Chage & Aska: On Your Mark (1995 Music Video)
10/10
Emotionally powerful animated film in spite of the song that inspired it. (Spoilers)
4 June 2001
Warning: Spoilers
Has there ever been a film that so completely overshadows its impetus? (Okay, maybe Casablanca and Star Wars, but who's really counting?) Hayao Miyazaki's animated musical, which only follows the accompanying song (by Chage and Aska, a Japanese pop duo) in the timing of certain events and in the multiple endings (one of the lyrics says something to the effect that "I'll keep on trying until I succeed"), is in many ways his best work. Simple, direct, exciting, with all of his usual motifs (environmental concerns, old-fashioned duty, flight sequences, angels (?--see below), pigs, a short-haired girl, and redemption of humans as a species) packed into just over six and a half minutes, there is nothing included that could be cut and nothing that can be overlooked.

There has been much discussion as to whether the girl is really an angel. While it is widely known that Miyazaki is more or less an atheist (he's a humanist, trusting humans to make their own decisions in this world and not worry about (or worse, make decisions based on) what may or may not be in the next world, such as the cult holding the girl), he never treats religious people with any less respect than others he disagrees with (something I wish other filmmakers would practice, since most of them expect the same respect of their own beliefs). Sometimes, in the case of the comic book version of Kaze no Tani no Naushika (Nausicaa of the Valley of Wind), he depicts some of them with reverence. Even so, I don't really feel that the girl is an angel.

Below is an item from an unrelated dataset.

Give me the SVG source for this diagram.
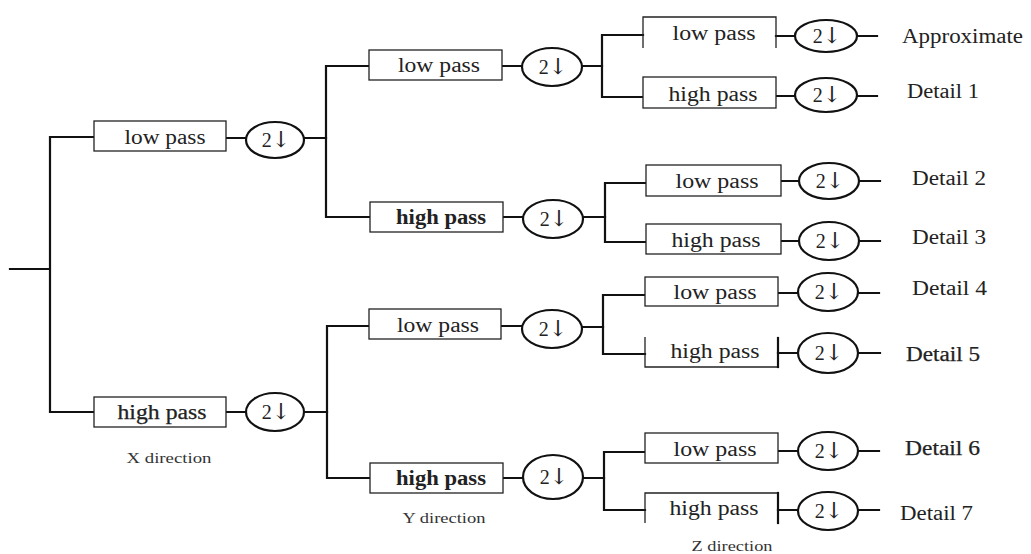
<svg xmlns="http://www.w3.org/2000/svg" width="1031" height="554" viewBox="0 0 1031 554">
  <style>
    .wire { stroke: #111; stroke-width: 2.2; fill: none; stroke-linecap: square; }
    .box { fill: #fff; stroke: #222; stroke-width: 1.3; }
    .edge { fill: none; stroke: #222; stroke-width: 1.3; }
    .ell { fill: #fff; stroke: #111; stroke-width: 2.2; }
    .lbl { font-family: "Liberation Serif", "Times New Roman", serif; font-size: 20px; fill: #222; text-anchor: middle; }
    .bold { font-weight: bold; }
    .semi { stroke: #222; stroke-width: 0.25; }
    .ds { font-family: "Liberation Serif", "Times New Roman", serif; font-size: 20px; fill: #222; text-anchor: middle; }
    .arr { font-family: "DejaVu Serif", serif; font-size: 22px; }
    .out { font-family: "Liberation Serif", "Times New Roman", serif; font-size: 20px; fill: #222; }
    .dir { font-family: "Liberation Serif", "Times New Roman", serif; font-size: 14px; fill: #333; text-anchor: middle; }
  </style>

  <!-- connectors: input trunk, branch buses and the short links between blocks -->
  <g id="connectors">
    <path class="wire" d="M10,269 H50 M50,137 V412 M50,137 H94 M50,412 H94"/>
    <path class="wire" d="M226,138 H246 M304,138 H326 M226,412 H246 M304,412 H327"/>
    <path class="wire" d="M326,66 V217 M326,66 H369 M326,217 H370"/>
    <path class="wire" d="M327,326 V478 M327,326 H369 M327,478 H370"/>
    <path class="wire" d="M502,66 H522 M582,66 H602 M503,217 H523 M583,217 H605"/>
    <path class="wire" d="M501,326 H522 M582,327 H603 M503,478 H523 M584,478 H604"/>
    <path class="wire" d="M602,35 V97 M602,35 H643 M602,97 H643"/>
    <path class="wire" d="M605,183 V242 M605,183 H646 M605,242 H646"/>
    <path class="wire" d="M603,295 V354 M603,295 H645 M603,354 H645"/>
    <path class="wire" d="M604,452 V510 M604,452 H645 M604,510 H645"/>
    <path class="wire" d="M776,36 H795 M857,36 H877 M776,96 H795 M857,96 H877"/>
    <path class="wire" d="M781,181 H799 M859,181 H880 M781,241 H799 M859,241 H880"/>
    <path class="wire" d="M778,293 H798 M858,293 H879 M778,353 H798 M858,353 H880"/>
    <path class="wire" d="M778,451 H798 M858,451 H879 M778,510 H798 M858,510 H879"/>
  </g>

  <!-- X direction stage -->
  <g id="x-low">
    <rect class="box" x="94" y="121" width="132" height="30"/>
    <text class="lbl" x="165" y="144" textLength="81" lengthAdjust="spacingAndGlyphs">low pass</text>
  </g>
  <g id="x-low-ds">
    <ellipse class="ell" cx="275" cy="140" rx="29" ry="18"/>
    <text class="ds" x="276" y="147">2<tspan class="arr">↓</tspan></text>
  </g>
  <g id="x-high">
    <rect class="box" x="94" y="397" width="132" height="30"/>
    <text class="lbl semi" x="162" y="419" textLength="89" lengthAdjust="spacingAndGlyphs">high pass</text>
  </g>
  <g id="x-high-ds">
    <ellipse class="ell" cx="275" cy="412" rx="29" ry="19"/>
    <text class="ds" x="276" y="419">2<tspan class="arr">↓</tspan></text>
  </g>
  <text class="dir" x="169" y="463" textLength="85" lengthAdjust="spacingAndGlyphs">X direction</text>

  <!-- Y direction stage -->
  <g id="y-low-1">
    <rect class="box" x="369" y="50" width="133" height="30"/>
    <text class="lbl" x="439" y="72" textLength="82" lengthAdjust="spacingAndGlyphs">low pass</text>
  </g>
  <g id="y-low-1-ds">
    <ellipse class="ell" cx="552" cy="67" rx="30" ry="19"/>
    <text class="ds" x="553" y="74">2<tspan class="arr">↓</tspan></text>
  </g>
  <g id="y-high-1">
    <rect class="box" x="370" y="202" width="133" height="30"/>
    <text class="lbl bold" x="441" y="224" textLength="90" lengthAdjust="spacingAndGlyphs">high pass</text>
  </g>
  <g id="y-high-1-ds">
    <ellipse class="ell" cx="553" cy="219" rx="30" ry="19"/>
    <text class="ds" x="554" y="226">2<tspan class="arr">↓</tspan></text>
  </g>
  <g id="y-low-2">
    <rect class="box" x="369" y="309" width="132" height="30"/>
    <text class="lbl" x="438" y="332" textLength="82" lengthAdjust="spacingAndGlyphs">low pass</text>
  </g>
  <g id="y-low-2-ds">
    <ellipse class="ell" cx="552" cy="329" rx="30" ry="19"/>
    <text class="ds" x="553" y="336">2<tspan class="arr">↓</tspan></text>
  </g>
  <g id="y-high-2">
    <rect class="box" x="370" y="463" width="133" height="30"/>
    <text class="lbl bold" x="441" y="485" textLength="90" lengthAdjust="spacingAndGlyphs">high pass</text>
  </g>
  <g id="y-high-2-ds">
    <ellipse class="ell" cx="553" cy="477" rx="30" ry="22"/>
    <text class="ds" x="554" y="484">2<tspan class="arr">↓</tspan></text>
  </g>
  <text class="dir" x="444" y="523" textLength="83" lengthAdjust="spacingAndGlyphs">Y direction</text>

  <!-- Z direction stage -->
  <g id="z-low-1">
    <path class="edge" d="M643,48 V17 H776 V48"/>
    <text class="lbl" x="714" y="40" textLength="83" lengthAdjust="spacingAndGlyphs">low pass</text>
  </g>
  <g id="z-low-1-ds">
    <ellipse class="ell" cx="826" cy="36" rx="31" ry="16"/>
    <text class="ds" x="827" y="43">2<tspan class="arr">↓</tspan></text>
  </g>
  <g id="z-high-1">
    <rect class="box" x="643" y="77" width="133" height="31"/>
    <text class="lbl" x="713" y="101" textLength="89" lengthAdjust="spacingAndGlyphs">high pass</text>
  </g>
  <g id="z-high-1-ds">
    <ellipse class="ell" cx="826" cy="95" rx="31" ry="17"/>
    <text class="ds" x="827" y="102">2<tspan class="arr">↓</tspan></text>
  </g>
  <g id="z-low-2">
    <rect class="box" x="646" y="165" width="135" height="31"/>
    <text class="lbl" x="717" y="188" textLength="83" lengthAdjust="spacingAndGlyphs">low pass</text>
  </g>
  <g id="z-low-2-ds">
    <ellipse class="ell" cx="829" cy="181" rx="30" ry="18"/>
    <text class="ds" x="830" y="188">2<tspan class="arr">↓</tspan></text>
  </g>
  <g id="z-high-2">
    <rect class="box" x="646" y="224" width="135" height="30"/>
    <text class="lbl" x="716" y="247" textLength="89" lengthAdjust="spacingAndGlyphs">high pass</text>
  </g>
  <g id="z-high-2-ds">
    <ellipse class="ell" cx="829" cy="241" rx="30" ry="19"/>
    <text class="ds" x="830" y="248">2<tspan class="arr">↓</tspan></text>
  </g>
  <g id="z-low-3">
    <rect class="box" x="645" y="277" width="133" height="29"/>
    <text class="lbl" x="715" y="299" textLength="83" lengthAdjust="spacingAndGlyphs">low pass</text>
  </g>
  <g id="z-low-3-ds">
    <ellipse class="ell" cx="828" cy="292" rx="30" ry="19"/>
    <text class="ds" x="829" y="299">2<tspan class="arr">↓</tspan></text>
  </g>
  <g id="z-high-3">
    <path class="edge" d="M645,337 V367 H778"/>
    <path class="wire" d="M778,338 V367"/>
    <text class="lbl" x="715" y="358" textLength="89" lengthAdjust="spacingAndGlyphs">high pass</text>
  </g>
  <g id="z-high-3-ds">
    <ellipse class="ell" cx="828" cy="353" rx="30" ry="20"/>
    <text class="ds" x="829" y="360">2<tspan class="arr">↓</tspan></text>
  </g>
  <g id="z-low-4">
    <rect class="box" x="645" y="433" width="133" height="30"/>
    <text class="lbl" x="715" y="456" textLength="83" lengthAdjust="spacingAndGlyphs">low pass</text>
  </g>
  <g id="z-low-4-ds">
    <ellipse class="ell" cx="828" cy="451" rx="30" ry="19"/>
    <text class="ds" x="829" y="458">2<tspan class="arr">↓</tspan></text>
  </g>
  <g id="z-high-4">
    <path class="edge" d="M645,523 V493 H778"/>
    <path class="wire" d="M778,493 V523"/>
    <text class="lbl" x="714" y="515" textLength="89" lengthAdjust="spacingAndGlyphs">high pass</text>
  </g>
  <g id="z-high-4-ds">
    <ellipse class="ell" cx="828" cy="511" rx="30" ry="19"/>
    <text class="ds" x="829" y="518">2<tspan class="arr">↓</tspan></text>
  </g>
  <text class="dir" x="732" y="551" style="font-size:15px" textLength="81" lengthAdjust="spacingAndGlyphs">Z direction</text>

  <!-- sub-band outputs -->
  <g id="outputs">
    <text class="out" x="902" y="43" textLength="121" lengthAdjust="spacingAndGlyphs">Approximate</text>
    <text class="out" x="907" y="98" textLength="72" lengthAdjust="spacingAndGlyphs">Detail 1</text>
    <text class="out" x="912" y="185" textLength="74" lengthAdjust="spacingAndGlyphs">Detail 2</text>
    <text class="out" x="912" y="244" textLength="74" lengthAdjust="spacingAndGlyphs">Detail 3</text>
    <text class="out" x="912" y="295" textLength="75" lengthAdjust="spacingAndGlyphs">Detail 4</text>
    <text class="out semi" x="906" y="361" textLength="74" lengthAdjust="spacingAndGlyphs">Detail 5</text>
    <text class="out semi" x="905" y="455" textLength="75" lengthAdjust="spacingAndGlyphs">Detail 6</text>
    <text class="out" x="900" y="520" textLength="73" lengthAdjust="spacingAndGlyphs">Detail 7</text>
  </g>
</svg>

In the Nausicaa comic, there is a legend of a winged apostle (a fresco of her on a ceiling looks extraordinarily like the angel from On Your Mark), who the reader latter discovers may have returned to the earth on several occasions throughout history, when the world was in peril. Spoilers: By the end of the series, though, we learn that everything--plants, animals, Ohmu, even humans--have been genetically engineered or altered to survive in a world contaminated by nuclear war. As it turns out, the winged apostle (the new one being Nausicaa) may well have been a genetic trait, timed by scientists to "go off" every few generations to help them with the pre-designed events leading up to the cleansing of the world. I think that maybe the angel in On Your Mark was the first of these--a prototype version that may have passed into legend by Nausicaa's time, making the music video a kind of prequel to Nausicaa.

Anyway, watch the music video, watch the Nausicaa anime, and read the Nausicaa comics. They are likely all related.